In an article featured on Get It Durban titled “Youth Brain Drain motivates Durban academic to inspire change”, Dr Van der Westhuizen explains that, during her research, “it became clear that all out country’s systems – political, social, ecological, economical and educational – are in crisis and that the group being most affected by this were young people between the ages of 18-32”.
It was evident to Thea that the youth lacked inspiration and, as a serial entrepreneur who had started many businesses during her youth (including a silkworm business at the tender age of five), this reality resonated with her.

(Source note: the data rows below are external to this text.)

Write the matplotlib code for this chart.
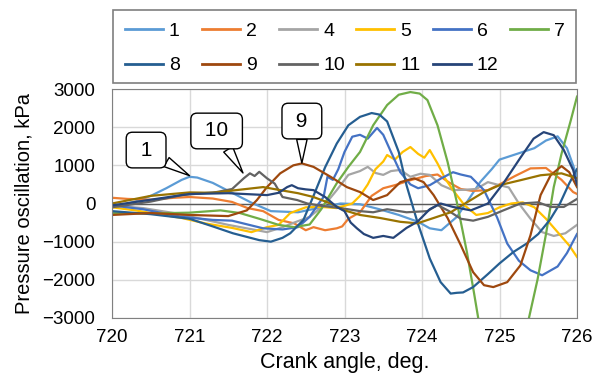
import matplotlib
matplotlib.use("Agg")
import matplotlib.pyplot as plt
from matplotlib.lines import Line2D
from matplotlib.patches import Rectangle

plt.rcParams['font.family'] = ['Liberation Sans', 'DejaVu Sans']

# crank angle (deg) / pressure oscillation (kPa) for each cylinder
x1 = [720.0, 720.3, 720.5, 720.7, 720.9, 721.0, 721.1, 721.3, 721.55, 721.8, 722.05, 722.4, 722.7, 722.95,
      723.2, 723.45, 723.7, 723.95, 724.1, 724.25, 724.45, 724.6, 724.75, 724.9, 725.0, 725.15, 725.3, 725.45,
      725.6, 725.75, 725.87, 725.95, 726.0]
y1 = [-100, 50, 200, 400, 620, 700, 680, 540, 280, 20, -200, -230, -100, 0,
      -20, -150, -300, -480, -650, -700, -350, 100, 560, 900, 1150, 1250, 1350, 1450,
      1650, 1760, 1450, 1000, 700]

x2 = [720.0, 720.2, 720.5, 720.8, 721.0, 721.3, 721.55, 721.75, 721.95, 722.15, 722.35, 722.5, 722.6, 722.75,
      722.9, 722.97, 723.05, 723.2, 723.35, 723.5, 723.65, 723.85, 724.05, 724.2, 724.35, 724.5, 724.65, 724.85,
      725.0, 725.2, 725.4, 725.6, 725.8, 725.95, 726.0]
y2 = [150, 120, 100, 150, 170, 130, 40, -120, -200, -430, -520, -700, -620, -700,
      -650, -600, -400, -230, 200, 400, 480, 610, 720, 760, 550, 380, 330, 350,
      500, 720, 920, 930, 620, 300, 250]

x4 = [720.0, 720.4, 720.8, 721.1, 721.5, 722.0, 722.2, 722.35, 722.55, 722.75, 722.9, 723.05, 723.2, 723.3,
      723.4, 723.5, 723.6, 723.72, 723.85, 723.98, 724.1, 724.25, 724.4, 724.55, 724.7, 724.85, 725.0, 725.12,
      725.25, 725.4, 725.55, 725.7, 725.85, 726.0]
y4 = [-50, -120, -250, -380, -560, -750, -620, -500, -350, -20, 350, 750, 850, 960,
      800, 750, 850, 880, 700, 780, 750, 480, 350, 360, 380, 560, 480, 420,
      0, -400, -750, -850, -780, -560]

x5 = [720.0, 720.3, 720.6, 720.9, 721.2, 721.55, 721.8, 722.0, 722.15, 722.3, 722.5, 722.7, 722.9, 723.1,
      723.2, 723.3, 723.4, 723.5, 723.55, 723.65, 723.75, 723.85, 723.95, 724.03, 724.1, 724.2, 724.3, 724.4,
      724.55, 724.7, 724.85, 725.0, 725.15, 725.3, 725.45, 725.6, 725.75, 725.9, 726.0]
y5 = [-100, -180, -280, -380, -520, -640, -750, -620, -560, -250, -100, -90, -120, 0,
      200, 500, 900, 1100, 1270, 1150, 1350, 1480, 1300, 1200, 1400, 1050, 650, 350,
      -50, -300, -250, -100, 0, 30, -100, -400, -750, -1100, -1400]

x6 = [720.0, 720.4, 720.9, 721.3, 721.55, 721.95, 722.2, 722.4, 722.55, 722.65, 722.73, 722.78, 722.85, 722.92,
      723.0, 723.1, 723.2, 723.3, 723.42, 723.5, 723.6, 723.72, 723.85, 723.95, 724.1, 724.25, 724.4, 724.5,
      724.63, 724.8, 724.97, 725.1, 725.25, 725.4, 725.55, 725.75, 725.87, 726.0]
y6 = [-50, -150, -350, -430, -450, -650, -680, -620, -350, -50, 170, 700, 620, 900,
      1350, 1750, 1800, 1700, 1980, 1800, 1350, 820, 500, 400, 480, 660, 820, 760,
      700, 350, -370, -1050, -1500, -1750, -1880, -1650, -1300, -800]

x7 = [720.0, 720.5, 721.0, 721.4, 721.65, 721.9, 722.15, 722.35, 722.55, 722.7, 722.9, 723.05, 723.2, 723.37,
      723.55, 723.7, 723.85, 723.97, 724.07, 724.2, 724.33, 724.45, 724.58, 724.67, 724.75, 725.05, 725.38,
      725.49, 725.6, 725.7, 725.8, 725.92, 726.0]
y7 = [-250, -260, -240, -180, -250, -400, -560, -620, -550, -150, 530, 960, 1350, 2050,
      2580, 2850, 2920, 2880, 2710, 2050, 1090, 30, -1280, -2330, -3300, -4300, -3000,
      -2000, -800, 430, 1300, 2180, 2800]

x8 = [720.0, 720.5, 721.0, 721.3, 721.56, 721.9, 722.05, 722.2, 722.3, 722.47, 722.6, 722.75, 722.9, 723.05,
      723.2, 723.35, 723.45, 723.55, 723.7, 723.8, 723.94, 724.1, 724.24, 724.37, 724.45, 724.53, 724.66, 724.85,
      725.0, 725.18, 725.35, 725.5, 725.65, 725.78, 725.9, 726.0]
y8 = [-200, -280, -400, -600, -780, -960, -1000, -900, -780, -430, 200, 950, 1570, 2050,
      2270, 2370, 2330, 2150, 1350, 480, -480, -1440, -2060, -2360, -2340, -2330, -2190, -1850,
      -1570, -1270, -1050, -800, -430, 0, 530, 900]

x9 = [720.0, 720.5, 721.0, 721.5, 721.74, 721.87, 722.0, 722.17, 722.34, 722.45, 722.6, 722.82, 723.03, 723.2,
      723.37, 723.55, 723.72, 723.9, 724.02, 724.15, 724.33, 724.5, 724.66, 724.8, 724.92, 725.1, 725.27, 725.4,
      725.53, 725.66, 725.8, 725.9, 726.0]
y9 = [-300, -250, -300, -330, -180, 90, 430, 790, 1000, 1050, 960, 700, 430, 300,
      90, 220, 560, 660, 560, 220, -380, -1090, -1800, -2140, -2190, -2060, -1620, -830,
      220, 740, 980, 820, 430]

x10 = [720.0, 720.5, 720.9, 721.35, 721.55, 721.7, 721.78, 721.84, 721.9, 722.0, 722.1, 722.2, 722.39, 722.52,
       722.7, 722.95, 723.2, 723.37, 723.55, 723.8, 724.07, 724.2, 724.35, 724.5, 724.66, 724.85, 725.05, 725.27,
       725.5, 725.66, 725.83, 726.0]
y10 = [-100, 50, 220, 300, 380, 660, 790, 720, 830, 660, 520, 170, 90, 0,
       -60, -120, -200, -230, -150, -230, -200, -40, -200, -400, -450, -350, -180, 0,
       30, -90, -90, 120]

x11 = [720.0, 720.5, 721.0, 721.3, 721.6, 721.95, 722.2, 722.4, 722.6, 722.82, 723.0, 723.2, 723.46, 723.72,
       723.94, 724.15, 724.37, 724.58, 724.8, 725.0, 725.27, 725.53, 725.8, 726.0]
y11 = [0, 200, 290, 280, 350, 430, 340, 270, 170, 0, -180, -300, -380, -480,
       -520, -380, -230, 30, 300, 480, 610, 740, 790, 660]

x12 = [720.0, 720.5, 721.0, 721.5, 722.0, 722.15, 722.26, 722.32, 722.4, 722.5, 722.6, 722.75, 722.9, 723.0,
       723.08, 723.16, 723.25, 723.37, 723.5, 723.63, 723.8, 723.94, 724.1, 724.24, 724.4, 724.63, 724.85, 725.05,
       725.27, 725.44, 725.57, 725.7, 725.83, 725.95, 726.0]
y12 = [-50, 100, 250, 270, 220, 280, 430, 480, 400, 370, 350, 170, -90, -200,
       -500, -650, -800, -900, -850, -900, -640, -480, -150, 0, -90, -180, 0, 530,
       1200, 1700, 1870, 1790, 1400, 880, 500]

labels = ['1', '2', '4', '5', '6', '7', '8', '9', '10', '11', '12']
xs = [x1, x2, x4, x5, x6, x7, x8, x9, x10, x11, x12]
ys = [y1, y2, y4, y5, y6, y7, y8, y9, y10, y11, y12]
colors = ['#5B9BD5', '#ED7D31', '#A5A5A5', '#FFC000', '#4472C4', '#70AD47',
          '#255E91', '#9E480E', '#636363', '#997300', '#264478']

W, H = 599, 374
fig = plt.figure(figsize=(W / 100, H / 100), dpi=100)
ax = fig.add_axes([112 / W, 1 - 318 / H, 465 / W, 229 / H])

for lab, x, y, c in zip(labels, xs, ys, colors):
    ax.plot(x, y, color=c, lw=1.6, label=lab)

ax.axhline(0, color='#595959', lw=1.0, zorder=1)
ax.set_xlim(720, 726)
ax.set_ylim(-3000, 3000)
ax.set_xticks(range(720, 727))
ax.set_yticks(range(-3000, 3001, 1000))
ax.grid(True, color='#d9d9d9', lw=1.0)
ax.set_axisbelow(True)
ax.tick_params(length=0, labelsize=13.5)
ax.tick_params(axis='x', pad=8)
ax.tick_params(axis='y', pad=12)
for sp in ax.spines.values():
    sp.set_color('#808080')
ax.set_xlabel('Crank angle, deg.', fontsize=15.5, labelpad=4)
ax.set_ylabel('Pressure oscillation, kPa', fontsize=14.5, labelpad=6)

# callouts naming the cylinders
callouts = [(' 1 ', (721.0, 730), (720.44, 1400)),
            (' 10 ', (721.69, 800), (721.35, 1900)),
            (' 9 ', (722.45, 1060), (722.45, 2160))]
for txt, tip, pos in callouts:
    ax.annotate(txt, xy=tip, xytext=pos, ha='center', va='center', fontsize=15,
                bbox=dict(boxstyle='round,pad=0.4,rounding_size=0.3', fc='white', ec='black', lw=1),
                arrowprops=dict(arrowstyle='wedge,tail_width=0.5', fc='white', ec='black', lw=1,
                                shrinkA=0, shrinkB=0))

# legend: fixed-pitch grid, 6 entries per row
fig.patches.append(Rectangle((113 / W, 1 - 83 / H), 463 / W, 73 / H, transform=fig.transFigure,
                             fill=False, ec='#7f7f7f', lw=1.2))
for i, (lab, c) in enumerate(zip(labels, colors)):
    row, col = divmod(i, 6)
    x0 = (125 + 77 * col) / W
    yc = 1 - (29 + 35 * row) / H
    fig.add_artist(Line2D([x0, x0 + 38 / W], [yc, yc], color=c, lw=2, transform=fig.transFigure))
    fig.text(x0 + 44 / W, yc, lab, fontsize=14, ha='left', va='center_baseline')

fig.savefig('out.png', dpi=100)
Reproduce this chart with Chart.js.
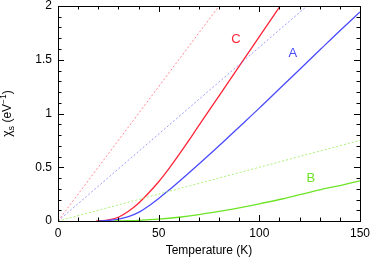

“It became clear to me that the ‘leadership’ was there and maybe even the desire and intention, but what was seriously lacking was the ‘transformational know-how’. South African youth are continuously bombarded with negativity and conflict, so for us to get the youth mobilised positively, we need to replace the old, traditional ways of thinking with new approaches and we need inspired leadership that inspires positive action. This is not only necessary but crucial as a way forward,” she says.
Thea adds that, although the government is investing large amounts of money into entrepreneurial programmes and skills development, the outcome is not what was hoped for – the youth are not empowered enough to start and run their own businesses.
In the article, she emphasises that the situation will continue to be fragmented until inspirational leadership is present across the board. It is for this reason that she is dedicating herself to working with young people, from school-attending-age to university, school-leavers and entrepreneurs, aiming to take her research findings to the next level.
Thea’s career has come full circle, having started off as a student en route to the highest levels of international business and now back to research and the academic environment. Her research interests include corporate strategy, the entrepreneurial mindset, systems thinking and inspirational leadership.